To his credit, Governor Cuomo has convened a “Sandy Commission” of experts to review what worked and didn’t work during Sandy, and to make recommendations for how New York should prepare for rising oceans and volatile weather. The availability of inexpensive, easy to use, information technology has created an unprecedented opportunity to make the “Sandy Commissions” and recovery efforts a public conversation that involves all interested New Yorkers. Here are some ways the governor and local governments can use the internet and everyday information tools to encourage public participation, and government transparency and accountability as New York recovers and rebuilds from Sandy.
- Webcast and archive all meetings of the Sandy Commissions. (Governor.)
- Post all of the documents, agendas and data related to the Sandy Commissions online in a single website. Importantly, this site should include all of the recommendations and questions submitted by the public, make data machine readable. (Governor.)
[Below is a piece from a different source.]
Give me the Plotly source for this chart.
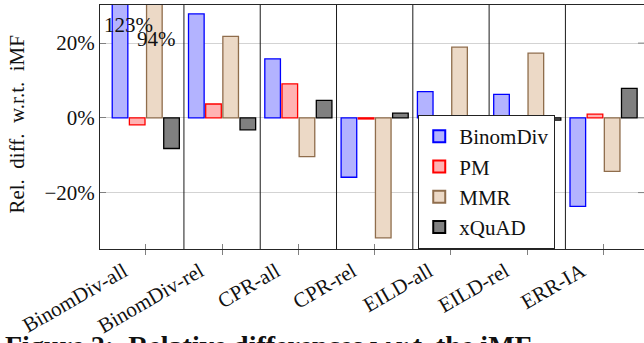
import plotly.graph_objects as go

CATEGORIES = ["BinomDiv-all", "BinomDiv-rel", "CPR-all", "CPR-rel", "EILD-all", "EILD-rel", "ERR-IA"]
BINOMDIV = [123.0, 27.8, 15.8, -15.9, 7.0, 6.3, -23.7]
PM = [-1.9, 3.7, 9.1, -0.3, -0.9, -1.2, 1.0]
MMR = [94.0, 21.8, -10.4, -32.1, 18.9, 17.3, -14.3]
XQUAD = [-8.2, -3.2, 4.7, 1.25, -0.6, -0.6, 7.9]
SERIES_NAMES = ["BinomDiv", "PM", "MMR", "xQuAD"]
Y_TICKS = [-20, 0, 20]
Y_TICK_LABELS = ["\u221220%", "0%", "20%"]
Y_RANGE = [-35.1, 30.2]
X_RANGE = [-0.6, 6.53]
Y_TITLE = "Rel.  diff.  w.r.t.  iMF"
CAPTION = "<b>Figure 2:  Relative differences w.r.t. the iMF</b>"

FONT = "Liberation Serif"
FS = 21
fills = ["#b3b3ff", "#ffb3b3", "#ecd9c6", "#808080"]
lines = ["#0000ff", "#ff0000", "#8f6d4c", "#000000"]

fig = go.Figure()
for name, vals, fc, lc in zip(SERIES_NAMES, [BINOMDIV, PM, MMR, XQUAD], fills, lines):
    fig.add_trace(go.Bar(x=CATEGORIES, y=vals, name=name,
                         marker=dict(color=fc, line=dict(color=lc, width=1.3))))

# helper trace for inward x ticks overlay axis
fig.add_trace(go.Scatter(x=CATEGORIES, y=[None] * len(CATEGORIES), xaxis="x2",
                         showlegend=False, hoverinfo="skip"))

shapes = []
for i in range(len(CATEGORIES) - 1):
    shapes.append(dict(type="line", xref="x", yref="paper", x0=i + 0.5, x1=i + 0.5,
                       y0=0, y1=1, line=dict(color="#1a1a1a", width=1)))
for t in Y_TICKS:
    shapes.append(dict(type="line", xref="paper", yref="y", x0=0.989, x1=1.0,
                       y0=t, y1=t, line=dict(color="#808080", width=1)))

annotations = [
    dict(text=Y_TITLE, xref="paper", yref="paper", x=0, y=0.51, xshift=-83,
         textangle=-90, showarrow=False, font=dict(family=FONT, size=FS, color="#111"),
         xanchor="center", yanchor="middle"),
    dict(text=CAPTION, xref="paper", yref="paper", x=0, y=0, xshift=-97, yshift=-79,
         showarrow=False, xanchor="left", yanchor="top",
         font=dict(family=FONT, size=28, color="#111")),
]
# out-of-range value labels
annotations.append(dict(text=f"{BINOMDIV[0]:.0f}%", x=CATEGORIES[0], y=24.8, xref="x", yref="y",
                        xshift=-17, showarrow=False, font=dict(family=FONT, size=FS, color="#111")))
annotations.append(dict(text=f"{MMR[0]:.0f}%", x=CATEGORIES[0], y=21.2, xref="x", yref="y",
                        xshift=10.5, showarrow=False, font=dict(family=FONT, size=FS, color="#111")))

fig.update_layout(
    width=644, height=343,
    margin=dict(l=100, r=0, t=5, b=94),
    paper_bgcolor="white", plot_bgcolor="white",
    barmode="group", bargap=0.1, bargroupgap=0.09,
    font=dict(family=FONT, size=FS, color="#111"),
    showlegend=True,
    legend=dict(x=0.585, y=0, xanchor="left", yanchor="bottom",
                bgcolor="white", bordercolor="#222", borderwidth=1,
                font=dict(family=FONT, size=FS, color="#111"),
                tracegroupgap=0, itemsizing="constant"),
    xaxis=dict(type="category", range=X_RANGE, ticks="outside", ticklen=5,
               tickcolor="#808080", tickangle=-30, showline=True, mirror=True,
               linecolor="#262626", linewidth=1, showgrid=False, automargin=False,
               ticklabelstandoff=-4, ticklabelshift=-22,
               tickfont=dict(family=FONT, size=FS, color="#111")),
    xaxis2=dict(type="category", overlaying="x", matches="x", anchor="y",
                ticks="inside", ticklen=5, tickcolor="#808080", automargin=False,
                showticklabels=False, showgrid=False, showline=False, side="bottom"),
    yaxis=dict(range=Y_RANGE, tickvals=Y_TICKS, ticktext=Y_TICK_LABELS,
               ticks="inside", ticklen=6, tickcolor="#808080", automargin=False,
               showgrid=True, gridcolor="#d3d3d3", gridwidth=1, zeroline=False,
               showline=True, linecolor="#262626", linewidth=1,
               tickfont=dict(family=FONT, size=FS, color="#111")),
    shapes=shapes,
    annotations=annotations,
)

fig.write_html("out.html", config={"displayModeBar": False},
               post_script="document.body.style.margin='0';document.body.style.padding='0';")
- Create a state website, like the federal Recovery.gov, to track how state, local and federal funds for Sandy are allocated and spent, and track costs from Sandy. (Governor and Comptroller.)
- Actively solicit recommendations and questions from the public via social media and using a form on the Sandy Commission website – share that feedback with the public.
- Use online maps, timelines and agency data to create visualizations which can help illuminate what worked and what didn’t work. (Take a look at the New York Times’ interactive flood map, which shows there was flooding in some unexpected places.)